Stated goal >> Type out the data exactly as given. Skip any image.
[START Data lines]
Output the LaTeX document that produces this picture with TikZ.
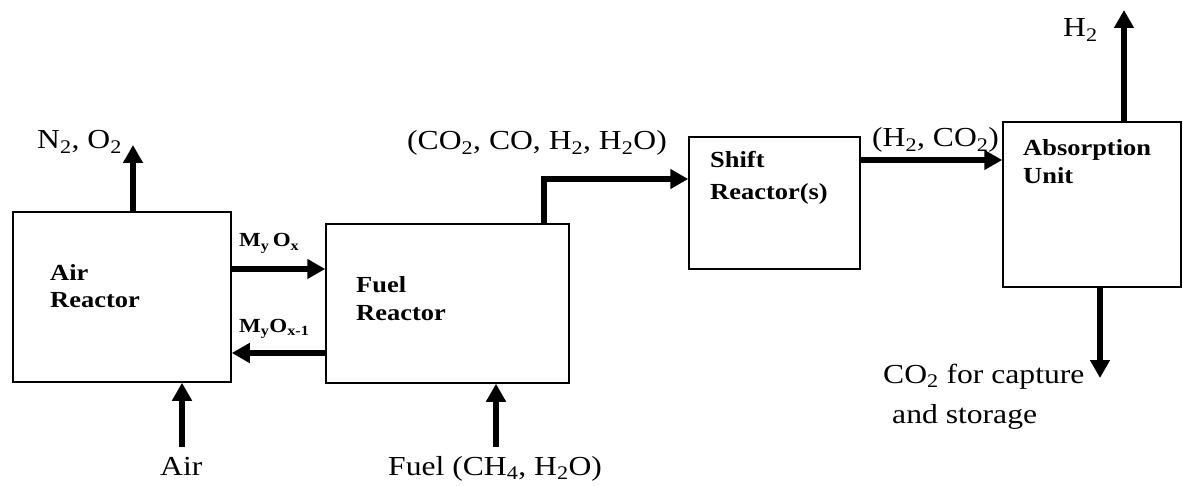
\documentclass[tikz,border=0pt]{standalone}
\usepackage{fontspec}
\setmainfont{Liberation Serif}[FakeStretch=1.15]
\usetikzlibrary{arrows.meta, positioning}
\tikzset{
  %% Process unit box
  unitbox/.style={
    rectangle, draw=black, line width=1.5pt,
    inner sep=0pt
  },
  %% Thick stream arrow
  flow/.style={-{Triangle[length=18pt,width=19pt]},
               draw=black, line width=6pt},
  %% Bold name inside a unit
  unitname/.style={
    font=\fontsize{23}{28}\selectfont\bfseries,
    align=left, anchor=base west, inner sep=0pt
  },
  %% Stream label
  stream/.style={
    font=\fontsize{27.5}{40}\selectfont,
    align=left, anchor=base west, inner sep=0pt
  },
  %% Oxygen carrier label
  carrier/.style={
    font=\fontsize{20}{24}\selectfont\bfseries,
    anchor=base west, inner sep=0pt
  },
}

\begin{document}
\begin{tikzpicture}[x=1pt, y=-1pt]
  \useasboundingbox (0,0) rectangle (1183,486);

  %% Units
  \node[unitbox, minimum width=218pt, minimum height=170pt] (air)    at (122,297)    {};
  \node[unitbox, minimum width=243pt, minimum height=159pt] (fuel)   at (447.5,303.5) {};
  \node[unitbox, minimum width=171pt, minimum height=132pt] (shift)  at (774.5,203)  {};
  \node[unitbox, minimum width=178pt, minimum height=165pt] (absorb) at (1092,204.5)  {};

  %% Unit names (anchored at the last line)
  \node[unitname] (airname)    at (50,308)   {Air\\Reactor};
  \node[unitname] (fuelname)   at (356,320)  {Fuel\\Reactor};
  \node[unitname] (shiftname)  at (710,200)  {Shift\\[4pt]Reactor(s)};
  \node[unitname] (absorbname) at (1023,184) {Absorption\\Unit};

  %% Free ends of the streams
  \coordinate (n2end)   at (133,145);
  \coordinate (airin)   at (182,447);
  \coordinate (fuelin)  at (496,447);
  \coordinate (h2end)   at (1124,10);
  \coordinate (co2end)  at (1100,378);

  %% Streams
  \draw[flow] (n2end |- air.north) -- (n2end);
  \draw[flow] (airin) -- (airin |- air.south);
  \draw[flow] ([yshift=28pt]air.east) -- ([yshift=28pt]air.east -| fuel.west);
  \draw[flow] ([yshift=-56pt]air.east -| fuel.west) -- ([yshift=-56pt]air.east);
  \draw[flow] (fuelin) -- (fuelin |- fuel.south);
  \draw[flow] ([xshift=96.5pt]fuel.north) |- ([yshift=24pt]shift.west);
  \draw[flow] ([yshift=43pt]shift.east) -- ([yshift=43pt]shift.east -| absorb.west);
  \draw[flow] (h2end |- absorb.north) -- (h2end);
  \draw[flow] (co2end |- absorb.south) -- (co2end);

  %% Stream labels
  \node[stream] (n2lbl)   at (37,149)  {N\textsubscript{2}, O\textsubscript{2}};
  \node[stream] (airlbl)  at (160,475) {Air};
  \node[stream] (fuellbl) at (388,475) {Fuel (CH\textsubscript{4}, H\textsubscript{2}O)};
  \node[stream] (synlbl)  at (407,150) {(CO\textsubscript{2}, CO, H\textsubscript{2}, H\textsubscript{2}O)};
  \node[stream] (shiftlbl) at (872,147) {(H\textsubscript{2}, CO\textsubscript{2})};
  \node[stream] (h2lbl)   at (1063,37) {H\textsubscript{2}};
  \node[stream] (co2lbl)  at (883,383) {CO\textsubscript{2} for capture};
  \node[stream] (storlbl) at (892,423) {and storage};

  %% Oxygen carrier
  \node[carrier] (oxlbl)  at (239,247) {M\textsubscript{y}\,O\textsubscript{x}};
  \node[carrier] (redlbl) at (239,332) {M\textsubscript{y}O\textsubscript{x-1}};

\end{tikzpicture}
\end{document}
[END Data lines]
Result of the task >>
Output the LaTeX document that produces this picture with TikZ.
\documentclass[tikz,border=0pt]{standalone}
\usepackage{fontspec}
\setmainfont{Liberation Serif}[FakeStretch=1.15]
\usetikzlibrary{arrows.meta, positioning}
\tikzset{
  %% Process unit box
  unitbox/.style={
    rectangle, draw=black, line width=1.5pt,
    inner sep=0pt
  },
  %% Thick stream arrow
  flow/.style={-{Triangle[length=18pt,width=19pt]},
               draw=black, line width=6pt},
  %% Bold name inside a unit
  unitname/.style={
    font=\fontsize{23}{28}\selectfont\bfseries,
    align=left, anchor=base west, inner sep=0pt
  },
  %% Stream label
  stream/.style={
    font=\fontsize{27.5}{40}\selectfont,
    align=left, anchor=base west, inner sep=0pt
  },
  %% Oxygen carrier label
  carrier/.style={
    font=\fontsize{20}{24}\selectfont\bfseries,
    anchor=base west, inner sep=0pt
  },
}

\begin{document}
\begin{tikzpicture}[x=1pt, y=-1pt]
  \useasboundingbox (0,0) rectangle (1183,486);

  %% Units
  \node[unitbox, minimum width=218pt, minimum height=170pt] (air)    at (122,297)    {};
  \node[unitbox, minimum width=243pt, minimum height=159pt] (fuel)   at (447.5,303.5) {};
  \node[unitbox, minimum width=171pt, minimum height=132pt] (shift)  at (774.5,203)  {};
  \node[unitbox, minimum width=178pt, minimum height=165pt] (absorb) at (1092,204.5)  {};

  %% Unit names (anchored at the last line)
  \node[unitname] (airname)    at (50,308)   {Air\\Reactor};
  \node[unitname] (fuelname)   at (356,320)  {Fuel\\Reactor};
  \node[unitname] (shiftname)  at (710,200)  {Shift\\[4pt]Reactor(s)};
  \node[unitname] (absorbname) at (1023,184) {Absorption\\Unit};

  %% Free ends of the streams
  \coordinate (n2end)   at (133,145);
  \coordinate (airin)   at (182,447);
  \coordinate (fuelin)  at (496,447);
  \coordinate (h2end)   at (1124,10);
  \coordinate (co2end)  at (1100,378);

  %% Streams
  \draw[flow] (n2end |- air.north) -- (n2end);
  \draw[flow] (airin) -- (airin |- air.south);
  \draw[flow] ([yshift=28pt]air.east) -- ([yshift=28pt]air.east -| fuel.west);
  \draw[flow] ([yshift=-56pt]air.east -| fuel.west) -- ([yshift=-56pt]air.east);
  \draw[flow] (fuelin) -- (fuelin |- fuel.south);
  \draw[flow] ([xshift=96.5pt]fuel.north) |- ([yshift=24pt]shift.west);
  \draw[flow] ([yshift=43pt]shift.east) -- ([yshift=43pt]shift.east -| absorb.west);
  \draw[flow] (h2end |- absorb.north) -- (h2end);
  \draw[flow] (co2end |- absorb.south) -- (co2end);

  %% Stream labels
  \node[stream] (n2lbl)   at (37,149)  {N\textsubscript{2}, O\textsubscript{2}};
  \node[stream] (airlbl)  at (160,475) {Air};
  \node[stream] (fuellbl) at (388,475) {Fuel (CH\textsubscript{4}, H\textsubscript{2}O)};
  \node[stream] (synlbl)  at (407,150) {(CO\textsubscript{2}, CO, H\textsubscript{2}, H\textsubscript{2}O)};
  \node[stream] (shiftlbl) at (872,147) {(H\textsubscript{2}, CO\textsubscript{2})};
  \node[stream] (h2lbl)   at (1063,37) {H\textsubscript{2}};
  \node[stream] (co2lbl)  at (883,383) {CO\textsubscript{2} for capture};
  \node[stream] (storlbl) at (892,423) {and storage};

  %% Oxygen carrier
  \node[carrier] (oxlbl)  at (239,247) {M\textsubscript{y}\,O\textsubscript{x}};
  \node[carrier] (redlbl) at (239,332) {M\textsubscript{y}O\textsubscript{x-1}};

\end{tikzpicture}
\end{document}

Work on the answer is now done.